Ils sont là, une trentaine dans le petit hall du laboratoire – traversé des centaines de fois en courant pour aller en projection de rushes ou d’étalonnage –, jeunes pour la plupart, les traits tirés par la fatigue des tours de garde et la nouvelle qui leur est tombée dessus vendredi.
« Cela faisait des semaines que je dormais mal et jeudi il y a eu l’annonce du plan social, 15 000 euros pour tout le monde, cette nuit-là j’ai dormi comme un enfant, le lendemain ils annoncent la liquidation, ils ont joué avec nous, comme ils jouent depuis des mois. », dit Fériel.

« En 2009, le comité d’entreprise a demandé une formation numérique pour les étalonneurs, cela a été refusé par la direction », dit Christian, « comme les fournisseurs n’étaient pas payés, la négative arrivait au compte goutte, certains tireurs sont venus les week-ends pour que des copies puissent être projetées le lundi, et il ne fallait rien montrer de ce que nous vivions pour ne pas fragiliser le labo, nous avons joué le jeu et voilà comment ils nous traitent ! »

Il y a souvent des larmes, peu d’agressivité, une douleur palpable de n’être plus rien sans un outil de travail qu’ils ont aimé et respecté.
Je leur propose que chaque jour jusqu’à jeudi, l’un deux s’exprime sur le site, « il faut avoir des idées très vite, même pas pour empêcher quoi que ce soit, ils n’en sont plus là, mais pour qu’on ne les oublie pas », dit François.
Alors, prenez vos motos, vos scooters, le métro et allez-y.
Dites-leur que vous vous souviendrez des copies, des sourires, des poignées de main, des téléphones pour annoncer une rayure ou une exposition hasardeuse, cette immense attention à nos images renouvelée année après année.

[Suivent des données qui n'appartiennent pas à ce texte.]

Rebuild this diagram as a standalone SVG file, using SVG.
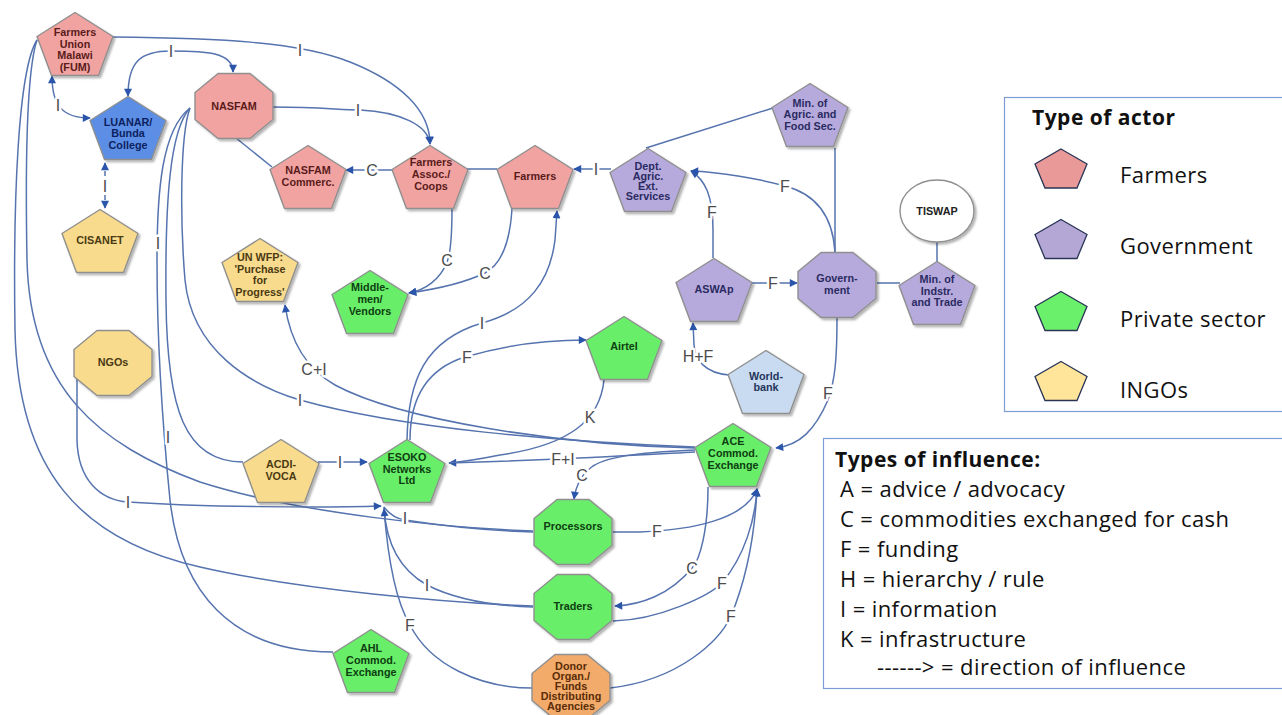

Dans le couloir qui relie la première cour à la cour de stockage, celle par où on accédait soit aux bureaux, soit aux salles de projection en passant par les salles des tireuses, il y a les affiches des derniers films traités par le laboratoire : Les Intouchables, L’Ordre et la morale.
Est-ce que les millions engrangés et les bons sentiments proclamés pourraient faire le voyage/retour vers LTC et ses salariés liquidés, que ce ne soit pas eux les " Intouchables " et qu’au grand bal des ego s’invite un peu plus d’ordre et de morale.

Caroline Champetier, AFC

PS : Pour leur dernier jour de présence, les salariés de LTC organisent une journée patrimoine, jeudi 15 décembre à partir de 10h, en proposant de faire visiter le laboratoire à tous ceux qui le souhaitent, et soutenir ainsi leur action.
Venez nombreux pour les soutenir et faites circuler l’invitation à toutes vos équipes et à tous ceux qui n’auront plus jamais l’occasion de visiter ou de découvrir un laboratoire photochimique aussi prestigieux.
Adresse : 14, boulevard Sénard - 92201 Saint-Cloud

Messages

  • Bonjour,

    Après plus de 20 ans passés dans la technique audiovisuelle en tant que directeur commercial, dirigeant d’entreprise et de directeur général, je me permets de préciser quelques points.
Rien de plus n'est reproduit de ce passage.